The back of a Toyota Uber pales against the Rocket V-8 Cab Rasta madman who took our drunken asses back to Carrollton when the green streetcar failed to appear on Canal. His rattletrap blue GM something rang like a Jamaican sleigh over the potholes, & when his glove box popped open, spilling fat spliffs into my lap. I said awesomeand he said light one up, mon. Mingled oil & grass smoke pillowed us home to bed.
As a child a taxi cab was a character out of the movies, a fat yellow denizen of streets in skyscraper cities. At once familiar & magical they thrilled me as much as the train ride to Lafayette that followed, or the lethally gray aircraft carrier he delivered us to one Navy Week on the river.
In DC willy drivers tried to ride us through every zone on the fare map, & every ride was an intersectional argument between Africa & America over who owed what to the other in the slave shadow of monuments. The beat cars rattled for the loa who would bend us to his will, & carless in a subway city we complied after Metro closed
Once a Metairie Cab driver picked me up at Ochsner who knew exactly where the short, secret blocks of Fortin Street nestled up against the racetrack because he once worked there. A talented navigator of the old school, he had The Knowledge of the city & deigned to rely on GPS. We spoke of family ill or gone, of where’d you go to school & parish churches which loomed dark in the memory of cemeteries.

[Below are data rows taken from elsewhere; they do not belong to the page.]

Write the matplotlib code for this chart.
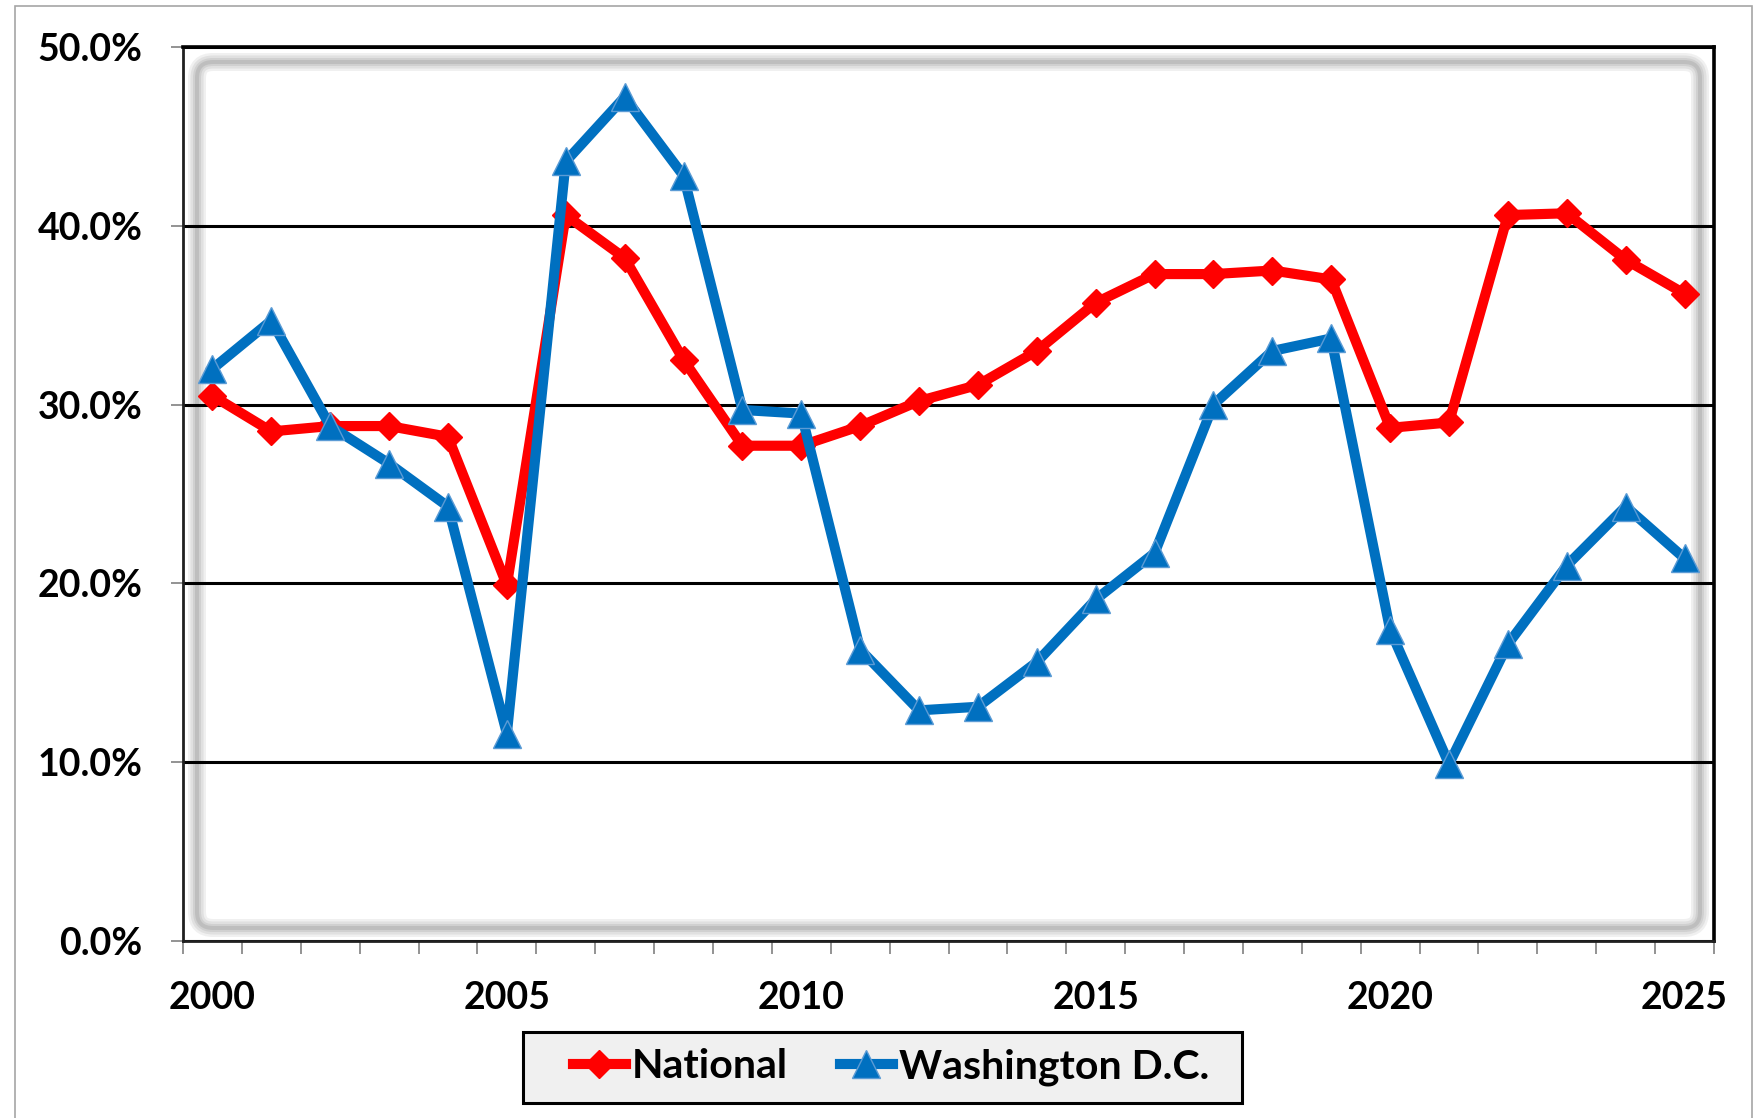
import matplotlib
matplotlib.use("Agg")
import matplotlib.pyplot as plt
from matplotlib.patches import FancyBboxPatch, Rectangle
from matplotlib.transforms import IdentityTransform
from matplotlib.ticker import FixedLocator, FuncFormatter

# Data (percent)
years = list(range(2000, 2026))
national = [30.5, 28.5, 28.8, 28.8, 28.2, 19.9, 40.6, 38.2, 32.5, 27.7,
            27.7, 28.8, 30.2, 31.1, 33.0, 35.7, 37.3, 37.3, 37.5, 37.0,
            28.7, 29.0, 40.6, 40.7, 38.1, 36.2]
washington = [32.0, 34.7, 28.8, 26.7, 24.3, 11.6, 43.6, 47.2, 42.8, 29.7,
              29.5, 16.3, 12.9, 13.1, 15.6, 19.1, 21.7, 30.0, 33.0, 33.7,
              17.4, 9.9, 16.6, 21.0, 24.3, 21.4]
year_labels = [str(y) if y % 5 == 0 else "" for y in years]
y_ticks = [0, 10, 20, 30, 40, 50]

plt.rcParams['font.family'] = ['Lato', 'DejaVu Sans']

W, H = 1754, 1118
fig = plt.figure(figsize=(W / 100, H / 100), dpi=100)
ax = fig.add_axes([183 / W, 1 - 941 / H, (1714 - 183) / W, (941 - 47) / H])

x = list(range(len(years)))
ax.plot(x, national, color='#FF0000', lw=7.3, marker='D', ms=14,
        mec='#FF0000', label='National', zorder=3)
ax.plot(x, washington, color='#0070C0', lw=7.3, marker='^', ms=20,
        mec='#5B9BD5', mew=1, label='Washington D.C.', zorder=4)

ax.set_xlim(-0.5, len(years) - 0.5)
ax.set_ylim(0, 50)

# x axis: labels every 5 years, ticks between categories
ax.xaxis.set_major_locator(FixedLocator(x))
ax.set_xticklabels(year_labels)
ax.xaxis.set_minor_locator(FixedLocator([i - 0.5 for i in range(len(years) + 1)]))
ax.tick_params(axis='x', which='major', length=0, pad=29)
ax.tick_params(axis='x', which='minor', length=9, width=1.2, color='#808080', direction='out')

ax.yaxis.set_major_locator(FixedLocator(y_ticks))
ax.yaxis.set_major_formatter(FuncFormatter(lambda v, p: f"{v:.1f}%"))
ax.tick_params(axis='y', length=9, width=1.2, color='#808080', direction='out', pad=20)

for lab in ax.get_xticklabels() + ax.get_yticklabels():
    lab.set_fontsize(27)
    lab.set_fontweight('bold')

ax.set_axisbelow(True)
ax.grid(axis='y', color='black', lw=2.2)

for side in ['top', 'right']:
    ax.spines[side].set_linewidth(2.6)
for side in ['left', 'bottom']:
    ax.spines[side].set_linewidth(2)
    ax.spines[side].set_color('#202020')

# soft inner shadow of the plot area
bb = ax.get_window_extent()
for lw, a in [(18, 0.10), (13, 0.12), (8, 0.14), (4, 0.18)]:
    sh = FancyBboxPatch((bb.x0 + 14, bb.y0 + 13), bb.width - 28, bb.height - 28,
                        boxstyle="round,pad=0,rounding_size=16",
                        transform=IdentityTransform(), fill=False,
                        edgecolor='#707070', lw=lw * 0.72, alpha=a, zorder=0.2)
    ax.add_patch(sh)

# legend box and legend
fig.add_artist(Rectangle((523 / W, 1 - 1103 / H), (1242 - 523) / W, 71 / H,
                         transform=fig.transFigure, facecolor='#F0F0F0',
                         edgecolor='black', lw=2.2, zorder=2))
leg = fig.legend(loc='center', bbox_to_anchor=(891 / W, 1 - 1067 / H), ncol=2,
                 frameon=False, prop={'family': 'Lato', 'weight': 'bold', 'size': 29.5},
                 handlelength=1.3, handletextpad=0.15, columnspacing=1.25)
leg.set_zorder(5)

# outer chart border
fig.add_artist(Rectangle((15 / W, -0.05), (1752 - 15) / W, 1.05 - 6 / H,
                         transform=fig.transFigure, fill=False,
                         edgecolor='#A6A6A6', lw=1.2, zorder=1))

fig.savefig("out.png", dpi=100)
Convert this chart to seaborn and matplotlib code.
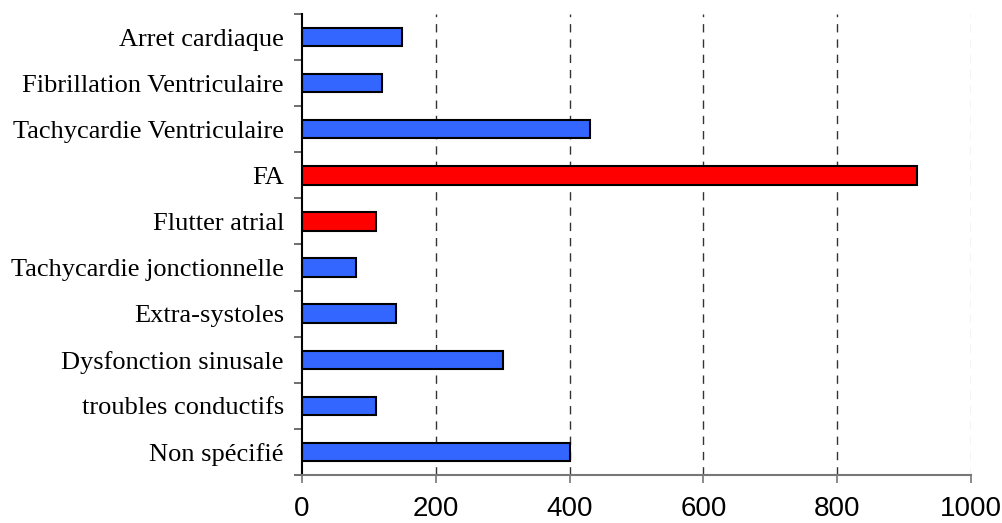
import matplotlib
matplotlib.use("Agg")
import matplotlib.pyplot as plt
from matplotlib.ticker import FixedLocator
import seaborn as sns
import pandas as pd

categories = [
    "Arret cardiaque",
    "Fibrillation Ventriculaire",
    "Tachycardie Ventriculaire",
    "FA",
    "Flutter atrial",
    "Tachycardie jonctionnelle",
    "Extra-systoles",
    "Dysfonction sinusale",
    "troubles conductifs",
    "Non spécifié",
]
counts = [150, 120, 430, 920, 110, 80, 140, 300, 110, 400]
groups = ["autre", "autre", "autre", "atrial", "atrial",
          "autre", "autre", "autre", "autre", "autre"]
x_ticks = [0, 200, 400, 600, 800, 1000]

palette = {"autre": "#3366FF", "atrial": "#FF0000"}

df = pd.DataFrame({"categorie": categories, "n": counts, "groupe": groups})

sns.set_theme(style="white")
fig = plt.figure(figsize=(10.02, 5.23), dpi=100)
ax = fig.add_axes([302 / 1002, 1 - 475 / 523, (971 - 302) / 1002, (475 - 14) / 523])

sns.barplot(data=df, y="categorie", x="n", hue="groupe", palette=palette,
            order=categories, orient="h", dodge=False, legend=False,
            width=0.4, edgecolor="black", linewidth=1.5, saturation=1, ax=ax)

ax.set_xlim(0, 1000)
ax.set_ylim(len(categories) - 0.5, -0.5)
ax.set_xticks(x_ticks)
ax.set_xticklabels([str(v) for v in x_ticks], family="Liberation Sans",
                   fontsize=20, color="black")
ax.set_yticks(range(len(categories)))
ax.set_yticklabels(categories, family="Liberation Serif", fontsize=19, color="black")
ax.set_xlabel("")
ax.set_ylabel("")

# category separators on the value axis
ax.yaxis.set_minor_locator(FixedLocator([i - 0.5 for i in range(len(categories) + 1)]))
ax.tick_params(axis="y", which="major", length=0, pad=13)
ax.tick_params(axis="y", which="minor", left=True, length=6, width=1.2, color="#555555")
ax.tick_params(axis="x", which="major", bottom=True, length=6, width=1.2,
               color="#777777", pad=9)

ax.grid(False)
for v in x_ticks[1:]:
    ax.axvline(v, color="#999999" if v == 1000 else "#333333",
               linestyle=(0, (6, 5)), linewidth=1.0, alpha=0.6 if v == 1000 else 1.0,
               zorder=0)

for side in ("top", "right"):
    ax.spines[side].set_visible(False)
ax.spines["left"].set_color("black")
ax.spines["left"].set_linewidth(1.5)
ax.spines["bottom"].set_color("#777777")
ax.spines["bottom"].set_linewidth(1.5)

fig.savefig("out.png", dpi=100)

Twenty years I lived east & north & never forgot 522-9771 by which numerology one could summon a United Cab. I rarely see them on Bienville at the cab stand in what the old taxi maps called the back of town, smoking & reading cheap paperbacks The last dispatcher who rattled off the calls & destinations has retired. The phones are outsourced to India where no one knows where the riverfront Hilton is exactly, & so we pull out our phones & in that ghostly light another bit of history is forgotten.